- Born: 1980 (age 44–45) Cooperstown, New York, U.S.
- Genres: Classical
- Instruments: Double bass

= Benjamin Levy (musician) =

American musician

Benjamin Levy (born 1980) is an American classical musician who plays double bass.

== Early life and education ==
Levy was born in Cooperstown, New York, in 1980 and grew up in Pennsylvania and Colorado. He attended Cherry Creek High School in Greenwood Village, Colorado, and spent two summers at the Aspen Music Festival. He earned a Bachelor of Music degree in double bass performance from the New England Conservatory of Music in 2002.

== Career ==
Levy has appeared in performance with soprano Dawn Upshaw, the Borromeo String Quartet, and the Hawthorne String Quartet.
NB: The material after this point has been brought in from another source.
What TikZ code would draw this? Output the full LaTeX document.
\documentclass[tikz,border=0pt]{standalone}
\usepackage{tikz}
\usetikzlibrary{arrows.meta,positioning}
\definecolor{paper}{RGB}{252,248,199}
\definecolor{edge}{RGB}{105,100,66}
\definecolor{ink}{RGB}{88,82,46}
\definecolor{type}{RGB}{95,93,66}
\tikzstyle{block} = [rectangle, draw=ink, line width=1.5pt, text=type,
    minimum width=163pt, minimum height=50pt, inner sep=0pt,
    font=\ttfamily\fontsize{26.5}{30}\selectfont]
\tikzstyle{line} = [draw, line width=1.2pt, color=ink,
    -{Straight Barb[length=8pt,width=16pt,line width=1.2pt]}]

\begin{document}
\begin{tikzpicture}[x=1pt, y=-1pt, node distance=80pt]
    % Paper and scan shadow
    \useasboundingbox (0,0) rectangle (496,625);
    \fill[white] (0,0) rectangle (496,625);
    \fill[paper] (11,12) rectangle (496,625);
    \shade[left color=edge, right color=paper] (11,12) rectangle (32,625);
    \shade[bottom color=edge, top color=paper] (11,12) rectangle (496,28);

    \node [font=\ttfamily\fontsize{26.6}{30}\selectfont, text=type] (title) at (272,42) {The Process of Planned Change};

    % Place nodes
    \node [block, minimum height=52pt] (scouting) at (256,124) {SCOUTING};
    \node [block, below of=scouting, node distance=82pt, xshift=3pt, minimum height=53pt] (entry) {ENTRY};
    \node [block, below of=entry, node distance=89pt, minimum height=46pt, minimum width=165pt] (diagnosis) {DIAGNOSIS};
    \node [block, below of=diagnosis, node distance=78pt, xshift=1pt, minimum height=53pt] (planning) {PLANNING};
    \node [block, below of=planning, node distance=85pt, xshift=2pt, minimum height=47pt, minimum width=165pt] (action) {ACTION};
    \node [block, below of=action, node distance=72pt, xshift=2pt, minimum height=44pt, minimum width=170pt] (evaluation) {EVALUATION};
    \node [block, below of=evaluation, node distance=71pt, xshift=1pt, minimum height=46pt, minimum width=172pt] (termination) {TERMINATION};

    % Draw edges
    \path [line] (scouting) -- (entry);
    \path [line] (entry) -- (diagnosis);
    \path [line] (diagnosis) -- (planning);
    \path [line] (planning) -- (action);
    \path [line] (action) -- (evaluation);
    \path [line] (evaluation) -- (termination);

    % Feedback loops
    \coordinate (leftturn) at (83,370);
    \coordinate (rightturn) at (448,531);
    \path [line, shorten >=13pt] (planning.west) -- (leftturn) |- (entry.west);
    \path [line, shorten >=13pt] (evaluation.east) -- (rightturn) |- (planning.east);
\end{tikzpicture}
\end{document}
In 2002, while a Fellow at the Tanglewood Music Center, Mr. Levy was the recipient of the Maurice Schwartz Prize and was reviewed in The New York Times for his performance of Jacob Druckman's "Valentine" on solo double bass. A 2002 graduate of the New England Conservatory, Levy joined the bass section of the Boston Symphony Orchestra at the start of the 2003 Tanglewood season. He is also the coordinator of the Double Bass Seminar at the Boston Conservatory. Levy's teachers have included David Potter, Todd Seeber, Timothy Pitts, Paul Ellison, and Stuart Sankey.